I’m not sure who the “they” is in your sentence, Bruce. If it’s the handmade toy people, then as I said above, I’m perfectly willing to assume that any harm that they might do via sale of materials with lead in them is negligible. That doesn’t mean that the harm they do by buying into anti-regulatory propaganda about lead is negligible.

37

John Holbo 02.13.09 at 6:24 am

“It does mean that people saying two years later “Wow! The Iraq War is a failure, I’m so surprised!” are basically writing piffle.”

Sorry, I guess I was confused because I was trying to relate your comments to the content of my post. After all, it’s not as though the post say ‘Wow, the CSPIA is a failure, I’m so surprised’. I was merely trying to inform people, who might not know, that the CSPIA – which sounds like a very well-intentioned bill, aimed at keeping children safe – has serious problems; and my attempt to inform people apparently ticked you off. Which I find strange.

“If they want to say something like “Hey, we didn’t do it, so why hurt us?” that sounds perfectly reasonable to me.”

Well, then, since that’s what they ARE saying, pretty much, why doesn’t it sound reasonable to you? Riddle me that.

“If they want to come about with a bunch of BS about lead, that’s a whole other story.”

Indeed, and on the day that they come up with a bunch of BS about lead, we can tell that story.

38

John Holbo 02.13.09 at 6:43 am

“That doesn’t mean that the harm they do by buying into anti-regulatory propaganda about lead is negligible.”

Rich, you seem to think that the best way to resist anti-regulatory propaganda is to insist that it is wrong even in the stopped-clock cases when it isn’t wrong. That is, even in cases where regulation is over-reaching, and we know it, you would have us (falsely) deny that the antiregulation types have a point in this case. But this is never going to be a good thing, either rhetorically or at the level of policy or politics. It’s sure to backfire and only work to convince these folks that there must be something generally right about all that Republican boilerplate after all.

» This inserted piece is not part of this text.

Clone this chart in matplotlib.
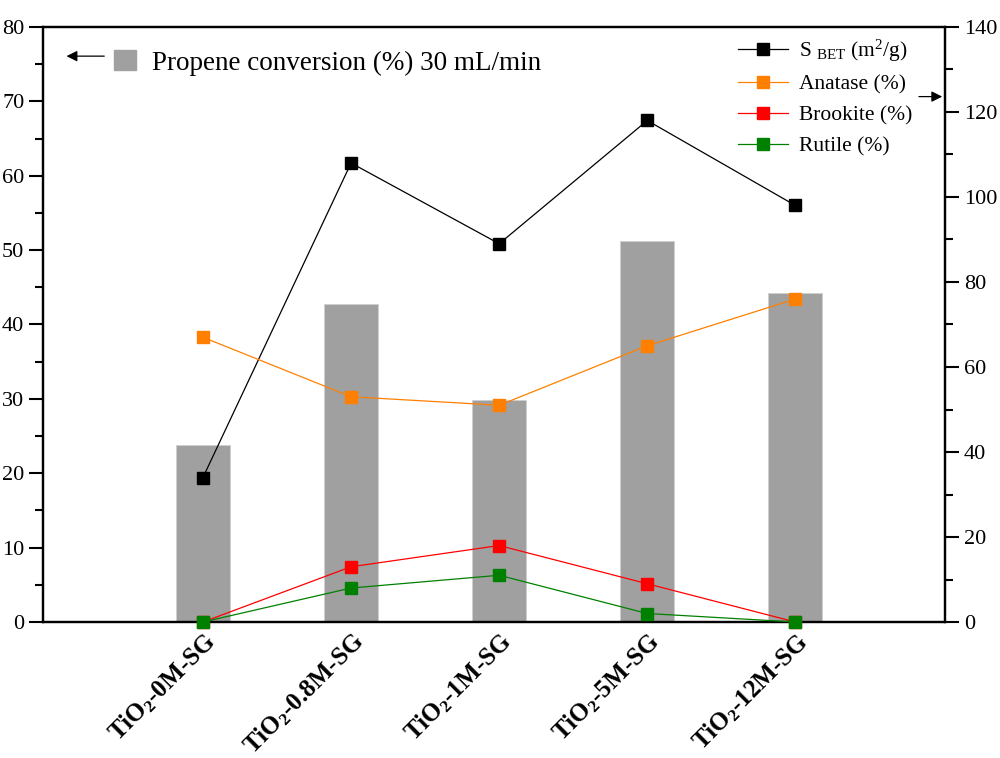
import numpy as np
from matplotlib import pyplot as plt
from matplotlib.lines import Line2D
from matplotlib.patches import Patch
from matplotlib.ticker import MultipleLocator

plt.rcParams['font.family'] = ['Liberation Serif', 'DejaVu Serif']
plt.rcParams['mathtext.fontset'] = 'custom'
plt.rcParams['mathtext.rm'] = 'Liberation Serif'
plt.rcParams['mathtext.it'] = 'Liberation Serif:italic'
plt.rcParams['mathtext.bf'] = 'Liberation Serif:bold'

# data
samples = ['0M', '0.8M', '1M', '5M', '12M']
conversion = [23.8, 42.8, 29.9, 51.2, 44.2]      # left axis, %
s_bet = [34, 108, 89, 118, 98]                    # right axis, m2/g
anatase = [67, 53, 51, 65, 76]
brookite = [0, 13, 18, 9, 0]
rutile = [0, 8, 11, 2, 0]

labels = [r'$\mathbf{TiO_2}$' + '-' + s + '-SG' for s in samples]
x = np.arange(len(samples))

fig = plt.figure(figsize=(10, 7.58), dpi=100)
ax1 = fig.add_axes([0.043, 0.1794, 0.902, 0.785])
ax1.bar(x, conversion, width=0.365, color='#a0a0a0', edgecolor='#d0d0d0', linewidth=0.6)
ax1.set_ylim(0, 80)
ax1.set_xlim(-1.08, 5.01)
ax1.yaxis.set_major_locator(MultipleLocator(10))
ax1.yaxis.set_minor_locator(MultipleLocator(5))
ax1.set_xticks(x)
ax1.set_xticklabels(labels, rotation=45, ha='right', rotation_mode='anchor',
                    fontsize=18, fontweight='bold')
ax1.tick_params(axis='x', length=0, pad=5)
ax1.tick_params(axis='y', which='major', direction='out', length=10, width=1.5, labelsize=16)
ax1.tick_params(axis='y', which='minor', direction='out', length=6, width=1.5)

ax2 = ax1.twinx()
ax2.set_ylim(0, 140)
ax2.yaxis.set_major_locator(MultipleLocator(20))
ax2.yaxis.set_minor_locator(MultipleLocator(10))
ax2.tick_params(axis='y', which='major', direction='out', length=10, width=1.5, labelsize=16)
ax2.tick_params(axis='y', which='minor', direction='out', length=6, width=1.5)

series = [
    (s_bet, 'black', r'S $_{\mathrm{BET}}$ (m$^{\mathrm{2}}$/g)'),
    (anatase, '#ff8000', 'Anatase (%)'),
    (brookite, '#ff0000', 'Brookite (%)'),
    (rutile, '#008000', 'Rutile (%)'),
]
handles = []
for vals, col, lab in series:
    ax2.plot(x, vals, color=col, lw=0.9, marker='s', markersize=9,
             markerfacecolor=col, markeredgecolor=col, clip_on=False, zorder=3)
    handles.append(Line2D([], [], color=col, lw=0.9, marker='s', markersize=9))

for ax in (ax1, ax2):
    for sp in ax.spines.values():
        sp.set_linewidth(1.6)

ax2.legend(handles, [s[2] for s in series], loc='upper right',
           bbox_to_anchor=(0.985, 1.015), frameon=False, fontsize=15.5,
           handlelength=2.3, labelspacing=0.5, handletextpad=0.5)
ax1.legend([Patch(color='#a0a0a0')], ['Propene conversion (%) 30 mL/min'],
           loc='upper left', bbox_to_anchor=(0.052, 1.002), frameon=False,
           fontsize=19.5, handlelength=0.8, handleheight=0.75, handletextpad=0.6)

# arrows pointing to the matching axis
ax1.annotate('', xy=(0.023, 0.951), xytext=(0.071, 0.951), xycoords='axes fraction',
             arrowprops=dict(arrowstyle='-|>', color='black', lw=0.9, mutation_scale=16))
ax2.annotate('', xy=(1.0, 0.883), xytext=(0.968, 0.883), xycoords='axes fraction',
             arrowprops=dict(arrowstyle='-|>', color='black', lw=0.9, mutation_scale=16))

fig.savefig('out.png', dpi=100)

The thing to do is get out in front of the specific problem: recognize it and set out to correct it. Why should liberals want to dig in in defense of a flawed bill, rather than working to amend it, after all? Don’t let the likes of Jim DeMint out-sensible you, as I say in my first post. But if he does out-sensible you, then just agree with him, and now he’s got nothing. Which is good. The way it should be. And everyone is better off.

39

Rich Puchalsky 02.13.09 at 6:49 am

“my attempt to inform people apparently ticked you off. Which I find strange.”

Well, it’s because you’re not really either informing or alerting. It’s too much information to be a mere alert to people that the CSPIA problem exists. And I don’t think that you really know enough about it to be able to inform people. For instance, you don’t think that they’re coming up with a bunch of BS about lead, when they really are.

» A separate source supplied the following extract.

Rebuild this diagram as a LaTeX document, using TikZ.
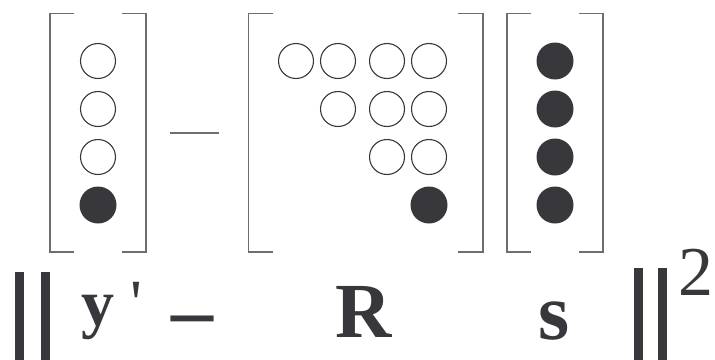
\documentclass[tikz,border=0pt]{standalone}
\usepackage{fontspec}
\setmainfont{Liberation Serif}
\newfontfamily\primefont[Ligatures=TeXOff]{Liberation Serif}
\usepackage{xcolor}
\definecolor{ink}{HTML}{38383C}
\definecolor{rule}{HTML}{6E6E6E}

\begin{document}
\begin{tikzpicture}[
			x=1pt, y=-1pt,
			opencell/.style = {circle, draw=ink, line width=1.1pt, minimum size=35pt, inner sep=0pt},
			fullcell/.style = {circle, fill=ink, minimum size=37pt, inner sep=0pt},
			brk/.style = {draw=rule, line width=1.3pt},
			sym/.style = {inner sep=0pt, outer sep=0pt, text=ink, anchor=base west},
			bars/.style = {inner sep=0pt, outer sep=0pt, text=ink, anchor=north west},
		]
			\useasboundingbox (0,0) rectangle (715,359);
			% vector y'
			\node[opencell] (y1) at (98,61) {};
			\node[opencell] (y2) at (98,109) {};
			\node[opencell] (y3) at (98,157) {};
			\node[fullcell] (y4) at (98,205) {};
			\draw[brk] (74,13.5) -| (50,252) -- (74,252);
			\draw[brk] (122,13.5) -| (146,252) -- (122,252);
			% minus between brackets
			\draw[brk, line width=1.1pt] (170,133) -- (219,133);
			% matrix R
			\node[opencell] (r11) at (296,61) {};
			\node[opencell] (r12) at (338,61) {};
			\node[opencell] (r13) at (387,61) {};
			\node[opencell] (r14) at (429,61) {};
			\node[opencell] (r22) at (338,109) {};
			\node[opencell] (r23) at (387,109) {};
			\node[opencell] (r24) at (429,109) {};
			\node[opencell] (r33) at (387,157) {};
			\node[opencell] (r34) at (429,157) {};
			\node[fullcell] (r44) at (429,205) {};
			\draw[brk] (273,13.5) -| (248.5,252) -- (273,252);
			\draw[brk] (458,13.5) -| (483,252) -- (458,252);
			% vector s
			\node[fullcell] (s1) at (555,61) {};
			\node[fullcell] (s2) at (555,109) {};
			\node[fullcell] (s3) at (555,157) {};
			\node[fullcell] (s4) at (555,205) {};
			\draw[brk] (531,13.5) -| (507,252) -- (531,252);
			\draw[brk] (579,13.5) -| (603,252) -- (579,252);
			% formula below
			\node[bars] (normL) at (15,272) {\rule{9pt}{95pt}\kern17pt\rule{9pt}{95pt}};
			\node[sym, font=\fontsize{66pt}{66pt}\selectfont\bfseries] (yp) at (81,325) {y \primefont\mdseries'};
			\node[sym, font=\fontsize{84pt}{84pt}\selectfont\bfseries] (minus) at (171,338) {–};
			\node[sym, font=\fontsize{78pt}{78pt}\selectfont\bfseries] (R) at (335,337) {R};
			\node[sym, font=\fontsize{80pt}{80pt}\selectfont\bfseries] (s) at (538,339) {s};
			\node[bars] (normR) at (634,268) {\rule{9pt}{95pt}\kern15pt\rule{9pt}{95pt}};
			\node[sym, font=\fontsize{70pt}{70pt}\selectfont] (sq) at (678,295) {2};
		\end{tikzpicture}
\end{document}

One more attempt at analogy. Let’s say that two years later, someone writes “Wow, Iraq War a failure, I’m surprised.” People then point out that by doing so, they are buying into a narrative of possible success, possible failure — let’s say, that the war could have been won or lost due to competence or incompetence. That effectively disagrees with the narrative of someone saying that the war was necessarily going to be a failure from the start, even though at that point, two years later, both people are saying that the Iraq War was a failure.

Although those two people agree at that point that the war was a failure — just as I agree with you that this law should be re-written — they have very different reasons for doing so. In particular, the one of them who thinks it may have been incompetence is more likely to be just as surprised that the next war is a failure, and to have effectively not learned anything from the experience, if it is true that it was necessarily going to fail.

And, again, it’s not that you’re just telling people that the problem exists. You’re saying that the anti-regulatory rhetoric is in this one case justified.

40

Rich Puchalsky 02.13.09 at 6:57 am

“Why should liberals want to dig in in defense of a flawed bill”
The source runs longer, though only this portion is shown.